The new barrels and stocks raise a question. If the barrels and stocks are sporter type, then the nature of the guns has changed, and they ceased to be C&R when the new parts were put on . But if the new parts are identical to the old military parts, then the nature of the guns has not changed, only parts have been replaced and they are still C&R. (Or at least that is the way I understand it.)

The rulings in that area are confusing, and I really can't blame the seller in this case for exercising caution and wanting to ship to a licensed dealer.

The question at this point is that if the OP had receivers shipped to him under his C&R license, the shipper has made an error. So what to do about it? I don't know. It might be OK just to log the receivers as if they were C&R rifles and let it go at that, but maybe a call to BATFE is in order if there is a lot of concern.

Jim

tobnpr
November 16, 2012, 10:39 PM
Ruling seems pretty clear, to me:


Q: What modifications can be made on C&R firearms without changing their C&R classification?
The definition for curio or relic (“C & R”) firearms found in 27 CFR § 478.11 does not specifically state that a firearm must be in its original condition to be classified as a C&R firearm. However, ATF Ruling 85-10, which discusses the importation of military C&R firearms, notes that they must be in original configuration and adds that a receiver is not a C&R item. Combining this ruling and the definition of C&R firearms, the Firearms Technology Branch (FTB) has concluded that a firearm must be in its original condition to be considered a C&R weapon.

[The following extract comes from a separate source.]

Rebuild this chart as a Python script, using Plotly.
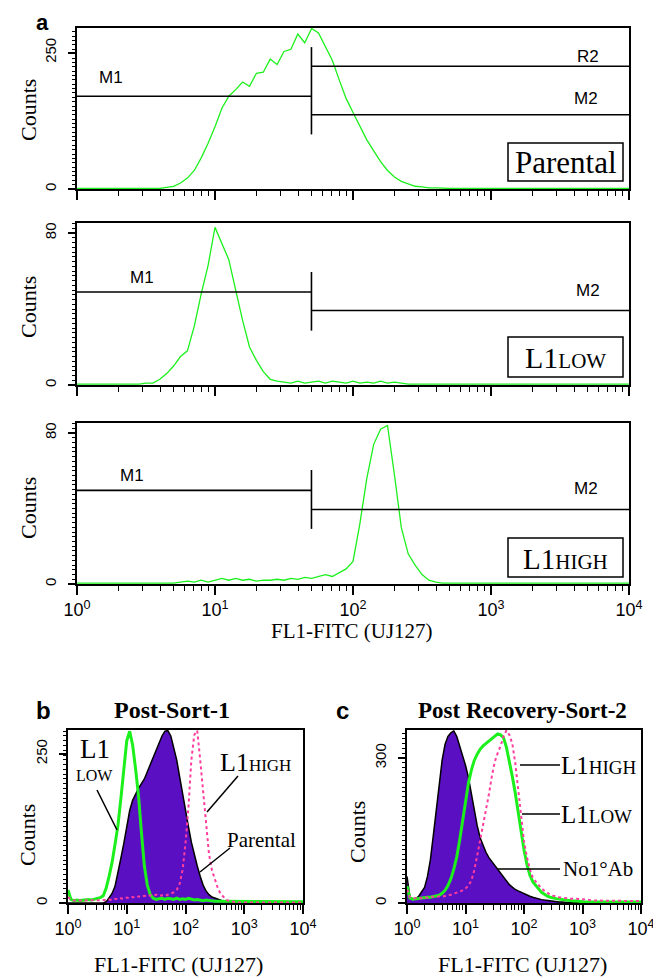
import plotly.graph_objects as go

W, H = 661, 979          # browser window
PAGE_OFFSET = 8          # default body margin of the html page
FW, FH = W - PAGE_OFFSET, H - PAGE_OFFSET

# ---------------- data ----------------
LOG_CHANNEL = [0.0, 0.05, 0.1, 0.15, 0.2, 0.25, 0.3, 0.35, 0.4, 0.45,
               0.5, 0.55, 0.6, 0.65, 0.7, 0.75, 0.8, 0.85, 0.9, 0.95,
               1.0, 1.05, 1.1, 1.15, 1.2, 1.25, 1.3, 1.35, 1.4, 1.45,
               1.5, 1.55, 1.6, 1.65, 1.7, 1.75, 1.8, 1.85, 1.9, 1.95,
               2.0, 2.05, 2.1, 2.15, 2.2, 2.25, 2.3, 2.35, 2.4, 2.45,
               2.5, 2.55, 2.6, 2.65, 2.7, 2.75, 2.8, 2.85, 2.9, 2.95,
               3.0, 3.05, 3.1, 3.15, 3.2, 3.25, 3.3, 3.35, 3.4, 3.45,
               3.5, 3.55, 3.6, 3.65, 3.7, 3.75, 3.8, 3.85, 3.9, 3.95, 4.0]

# panel a (top) : Parental
A_PARENTAL = [1, 1, 1, 1, 1, 1, 1, 1, 1, 1,
              1, 2, 1, 3, 5, 11, 20, 34, 57, 84,
              114, 148, 170, 182, 196, 188, 212, 214, 238, 228,
              252, 256, 284, 268, 294, 286, 262, 236, 200, 166,
              140, 116, 90, 70, 50, 34, 22, 14, 9, 5,
              4, 2, 2, 1, 1, 1, 1, 1, 1, 1,
              1, 1, 1, 1, 1, 1, 1, 1, 1, 1,
              1, 1, 1, 1, 1, 1, 1, 1, 1, 1, 1]
# panel a (middle) : L1 LOW
A_LOW = [0.5, 0.5, 0.5, 0.5, 0.5, 0.5, 0.5, 0.5, 0.5, 0.5,
         1, 1, 3, 6, 10, 15, 18, 31, 48, 63,
         83, 74, 66, 50, 34, 20, 13, 7, 3, 2,
         1.5, 1, 2, 1, 1.5, 2, 1, 2, 1.5, 1,
         2, 1, 1.5, 1, 2, 1, 1.5, 1, 0.5, 0.5,
         0.5, 0.5, 0.5, 0.5, 0.5, 0.5, 0.5, 0.5, 0.5, 0.5,
         0.5, 0.5, 0.5, 0.5, 0.5, 0.5, 0.5, 0.5, 0.5, 0.5,
         0.5, 0.5, 0.5, 0.5, 0.5, 0.5, 0.5, 0.5, 0.5, 0.5, 0.5]
# panel a (bottom) : L1 HIGH
A_HIGH = [0.5, 0.5, 0.5, 0.5, 0.5, 0.5, 0.5, 0.5, 0.5, 0.5,
          0.5, 0.5, 0.5, 0.5, 0.5, 1, 1.5, 1, 2, 1,
          2, 3, 2, 3, 2, 2.5, 1.5, 2, 2, 2.5,
          2, 3, 2.5, 3.5, 3, 4, 5, 4, 6, 8,
          12, 32, 56, 74, 82, 84, 58, 30, 16, 10,
          5, 2, 1, 0.5, 0.5, 0.5, 0.5, 0.5, 0.5, 0.5,
          0.5, 0.5, 0.5, 0.5, 0.5, 0.5, 0.5, 0.5, 0.5, 0.5,
          0.5, 0.5, 0.5, 0.5, 0.5, 0.5, 0.5, 0.5, 0.5, 0.5, 0.5]

# panel b : Post-Sort-1
B_PARENTAL = [0, 0, 0, 0, 0, 0, 0, 0, 0, 0,
              0, 0, 0, 2, 8, 16, 28, 50, 75, 100,
              128, 155, 172, 183, 192, 200, 208, 220, 232, 244,
              256, 268, 280, 288, 289, 280, 262, 240, 212, 182,
              155, 128, 102, 80, 62, 45, 30, 20, 14, 10,
              8, 6, 4, 3, 2, 2, 1, 0, 0, 0,
              0, 0, 0, 0, 0, 0, 0, 0, 0, 0,
              0, 0, 0, 0, 0, 0, 0, 0, 0, 0, 0]
B_LOW = [22, 6, 4, 5, 4, 5, 5, 6, 5, 6,
         7, 9, 12, 25, 45, 68, 98, 130, 175, 218,
         272, 288, 265, 225, 180, 118, 62, 30, 14, 8,
         6, 7, 8, 6, 8, 7, 6, 8, 6, 7,
         6, 8, 6, 5, 6, 5, 4, 5, 4, 4,
         3, 3, 3, 2, 2, 2, 2, 2, 2, 2,
         2, 2, 2, 2, 2, 2, 2, 2, 2, 2,
         2, 2, 2, 2, 2, 2, 2, 2, 2, 2, 2]
B_HIGH = [10, 5, 4, 4, 5, 4, 5, 4, 5, 4,
          4, 5, 4, 5, 6, 5, 7, 6, 8, 7,
          9, 8, 10, 9, 11, 10, 12, 11, 13, 12,
          14, 12, 13, 12, 14, 16, 18, 22, 32, 55,
          100, 160, 240, 282, 289, 240, 185, 125, 82, 55,
          38, 25, 15, 9, 5, 3, 2, 1, 1, 1,
          1, 1, 1, 1, 1, 1, 1, 1, 1, 1,
          1, 1, 1, 1, 1, 1, 1, 1, 1, 1, 1]

# panel c : Post Recovery-Sort-2
C_NOAB = [55, 12, 8, 9, 14, 22, 32, 55, 90, 140,
          195, 250, 295, 328, 345, 352, 356, 345, 325, 308,
          285, 260, 225, 190, 160, 135, 118, 105, 94, 86,
          78, 70, 60, 52, 44, 38, 33, 28, 25, 22,
          19, 17, 14, 12, 10, 9, 7, 6, 5, 4,
          3, 3, 2, 2, 1, 1, 1, 1, 0.5, 0.5,
          0, 0, 0, 0, 0, 0, 0, 0, 0, 0,
          0, 0, 0, 0, 0, 0, 0, 0, 0, 0, 0]
C_LOW = [35, 10, 8, 9, 10, 10, 11, 12, 12, 13,
         14, 16, 20, 26, 36, 50, 70, 95, 130, 172,
         212, 248, 275, 295, 308, 318, 325, 330, 336, 340,
         346, 350, 348, 342, 322, 295, 262, 228, 188, 148,
         110, 80, 58, 44, 36, 28, 22, 18, 14, 12,
         10, 9, 8, 7, 6, 5, 5, 4, 4, 3,
         2, 2, 2, 2, 2, 2, 2, 2, 2, 2,
         2, 2, 2, 2, 2, 2, 2, 2, 2, 2, 2]
C_HIGH = [28, 12, 10, 10, 11, 10, 12, 11, 12, 13,
          12, 14, 13, 15, 16, 17, 19, 21, 24, 26,
          30, 36, 46, 68, 98, 128, 160, 195, 225, 262,
          292, 310, 325, 345, 357, 348, 330, 290, 232, 175,
          128, 95, 70, 52, 44, 36, 30, 25, 20, 17,
          15, 13, 12, 11, 10, 10, 9, 9, 8, 8,
          8, 7, 6, 6, 5, 5, 5, 5, 5, 5,
          5, 5, 4, 4, 4, 4, 4, 4, 4, 4, 4]

# gates (marker regions) in panel a
GATE_SPLIT = 50
GATE_LEFT, GATE_RIGHT = 1, 10000
A1_GATES = dict(M1=170, R2=225, M2=136, tick=(100, 260))
A2_GATES = dict(M1=49, M2=39.2, tick=(28.6, 59.5))
A3_GATES = dict(M1=49.6, M2=39.5, tick=(29.2, 60.4))

DECADES = [1, 10, 100, 1000, 10000]
DECADE_LABELS = ["10<sup>0</sup>", "10<sup>1</sup>", "10<sup>2</sup>",
                 "10<sup>3</sup>", "10<sup>4</sup>"]
X_TITLE = "FL1-FITC (UJ127)"

FL1 = [10 ** v for v in LOG_CHANNEL]
MINOR_X = [m * 10 ** d for d in range(4) for m in range(2, 10)]

GREEN = "#1cf01c"
PURPLE = "#5a0fc2"
PINK = "#ff3d9e"
SANS = "Liberation Sans"
SERIF = "Liberation Serif"


def px(x):
    """window pixel x -> paper fraction of the figure"""
    return (x - PAGE_OFFSET) / FW


def py(y):
    """window pixel y -> paper fraction of the figure"""
    return 1 - (y - PAGE_OFFSET) / FH


# panel boxes in window pixels: (left, right, top, bottom), y range top
PANELS = {
    "a1": dict(box=(77, 629, 28, 189), ytop=295, yt=[0, 250], minor=8),
    "a2": dict(box=(77, 629, 223, 385), ytop=85.3, yt=[0, 80], minor=2.5),
    "a3": dict(box=(77, 629, 423, 584), ytop=85.3, yt=[0, 80], minor=2.5),
    "b": dict(box=(68, 303, 730, 903), ytop=290, yt=[0, 250], minor=8),
    "c": dict(box=(407, 641, 730, 903), ytop=358, yt=[0, 300], minor=10),
}
ORDER = ["a1", "a2", "a3", "b", "c"]

fig = go.Figure()
layout = dict(width=FW, height=FH, margin=dict(l=0, r=0, t=0, b=0, pad=0),
              paper_bgcolor="white", plot_bgcolor="white", showlegend=False)

for i, key in enumerate(ORDER):
    p = PANELS[key]
    l, r, t, b = p["box"]
    n = "" if i == 0 else str(i + 1)
    show_x_labels = key in ("a3", "b", "c")
    layout["xaxis" + n] = dict(
        type="log", range=[0, 4], domain=[px(l), px(r)], anchor="y" + n,
        automargin=False,
        showline=True, mirror=True, linecolor="black", linewidth=1.6,
        ticks="outside", ticklen=9, tickwidth=1.5, tickcolor="black",
        tickmode="array", tickvals=DECADES, ticktext=DECADE_LABELS,
        showticklabels=show_x_labels,
        tickfont=dict(family=SANS, size=18, color="black"),
        minor=dict(tickmode="array", tickvals=MINOR_X, ticks="outside",
                   ticklen=5, tickwidth=1.2, tickcolor="black", showgrid=False),
        showgrid=False, zeroline=False, fixedrange=True)
    layout["yaxis" + n] = dict(
        range=[0, p["ytop"]], domain=[py(b), py(t)], anchor="x" + n,
        automargin=False,
        showline=True, mirror=True, linecolor="black", linewidth=1.6,
        ticks="outside", ticklen=7, tickwidth=1.5, tickcolor="black",
        tickmode="array", tickvals=p["yt"], ticktext=[str(v) for v in p["yt"]],
        tickangle=-90, ticklabelstandoff=6,
        tickfont=dict(family=SANS, size=15, color="black"),
        minor=dict(tickmode="linear", tick0=0, dtick=p["minor"], ticks="outside",
                   ticklen=3, tickwidth=1, tickcolor="black", showgrid=False),
        showgrid=False, zeroline=False, fixedrange=True)

fig.update_layout(**layout)


def add_line(y, axn, color, width, dash="solid", fill=None, fillcolor=None):
    fig.add_trace(go.Scatter(
        x=FL1, y=y, mode="lines", xaxis="x" + axn, yaxis="y" + axn,
        line=dict(color=color, width=width, dash=dash),
        fill=fill, fillcolor=fillcolor, hoverinfo="skip"))


def add_gates(g, axn):
    blk = dict(color="black", width=1.6)
    segs = [([GATE_LEFT, GATE_SPLIT], [g["M1"], g["M1"]]),
            ([GATE_SPLIT, GATE_RIGHT], [g["M2"], g["M2"]]),
            ([GATE_SPLIT, GATE_SPLIT], list(g["tick"]))]
    if "R2" in g:
        segs.append(([GATE_SPLIT, GATE_RIGHT], [g["R2"], g["R2"]]))
    for xs, ys in segs:
        fig.add_trace(go.Scatter(x=xs, y=ys, mode="lines", line=blk,
                                 xaxis="x" + axn, yaxis="y" + axn,
                                 hoverinfo="skip", cliponaxis=False))


# panel a
add_line(A_PARENTAL, "", GREEN, 1.3)
add_gates(A1_GATES, "")
add_line(A_LOW, "2", GREEN, 1.3)
add_gates(A2_GATES, "2")
add_line(A_HIGH, "3", GREEN, 1.3)
add_gates(A3_GATES, "3")

# panel b
add_line(B_PARENTAL, "4", "black", 1.5, fill="tozeroy", fillcolor=PURPLE)
add_line(B_LOW, "4", GREEN, 3)
add_line(B_HIGH, "4", PINK, 2, dash="dot")

# panel c
add_line(C_NOAB, "5", "black", 1.5, fill="tozeroy", fillcolor=PURPLE)
add_line(C_LOW, "5", GREEN, 3)
add_line(C_HIGH, "5", PINK, 2, dash="dot")

annotations = []
shapes = []


def ann(text, x, y, size, family, xanchor="center", yanchor="middle",
        angle=0):
    annotations.append(dict(
        text=text, x=px(x), y=py(y), xref="paper", yref="paper",
        xanchor=xanchor, yanchor=yanchor, showarrow=False, textangle=angle,
        borderpad=0,
        font=dict(family=family, size=size, color="black")))


def line(x0, y0, x1, y1, w=1.5):
    shapes.append(dict(type="line", xref="paper", yref="paper",
                       x0=px(x0), y0=py(y0), x1=px(x1), y1=py(y1),
                       line=dict(color="black", width=w)))


def box(x0, y0, x1, y1):
    shapes.append(dict(type="rect", xref="paper", yref="paper",
                       x0=px(x0), y0=py(y0), x1=px(x1), y1=py(y1),
                       fillcolor="white", line=dict(color="black", width=1.5),
                       layer="above"))


# panel letters and titles
ann("<b>a</b>", 42, 9, 22, SANS, yanchor="top")
ann("<b>b</b>", 43, 710, 24, SANS)
ann("<b>c</b>", 342, 710, 24, SANS)
ann("<b>Post-Sort-1</b>", 172, 710, 24, SERIF)
ann("<b>Post Recovery-Sort-2</b>", 522, 710, 23, SERIF)

# Counts labels
for (xc, yc) in [(28, 110), (28, 307), (28, 508), (27, 835), (357, 832)]:
    ann("Counts", xc, yc, 22, SERIF, angle=-90)

# x titles
ann(X_TITLE, 352, 631, 21, SERIF)
ann(X_TITLE, 178, 964, 22, SERIF)
ann(X_TITLE, 522, 964, 22, SERIF)

# gate labels
ann("M1", 111, 77, 17, SANS)
ann("R2", 588, 57, 17, SANS)
ann("M2", 586, 99, 17, SANS)
ann("M1", 142, 277, 17, SANS)
ann("M2", 588, 290, 17, SANS)
ann("M1", 132, 475, 17, SANS)
ann("M2", 586, 489, 17, SANS)

# sample boxes in panel a
box(508, 143, 623, 181)
ann("Parental", 565.5, 163, 31, SERIF)
box(508, 337, 623, 377)
ann("L1<span style='font-size:21px'>LOW</span>", 565.5, 358, 30, SERIF)
box(508, 538, 623, 577)
ann("L1<span style='font-size:21px'>HIGH</span>", 565.5, 559, 29, SERIF)

# panel b labels and pointers
ann("L1", 95, 749, 27, SERIF)
ann("LOW", 94, 775, 16, SERIF)
line(97, 790, 117, 830)
ann("L1<span style='font-size:17px'>HIGH</span>", 219, 762, 26, SERIF,
    xanchor="left")
line(238, 776, 207, 812)
ann("Parental", 226, 840, 21, SERIF, xanchor="left")
line(230, 848, 200, 872)

# panel c labels and pointers
ann("L1<span style='font-size:19px'>HIGH</span>", 560, 765, 25, SERIF,
    xanchor="left")
line(520, 765, 560, 765)
ann("L1<span style='font-size:19px'>LOW</span>", 560, 814, 25, SERIF,
    xanchor="left")
line(522, 814, 560, 814)
ann("No1°Ab", 562, 869, 21, SERIF, xanchor="left")
line(497, 869, 560, 869)

fig.update_layout(annotations=annotations, shapes=shapes)
fig.write_html("out.html")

It is also the opinion of FTB, however, that a minor change such as the addition of scope mounts, non-original sights, or sling swivels would not remove a firearm from its original condition. Moreover, we have determined that replacing particular firearms parts with new parts that are made to the original design would also be acceptable-for example, replacing a cracked M1 Grand stock with a new wooden stock of the same design, but replacing the original firearm stock with a plastic stock would change its classification as a C&R item.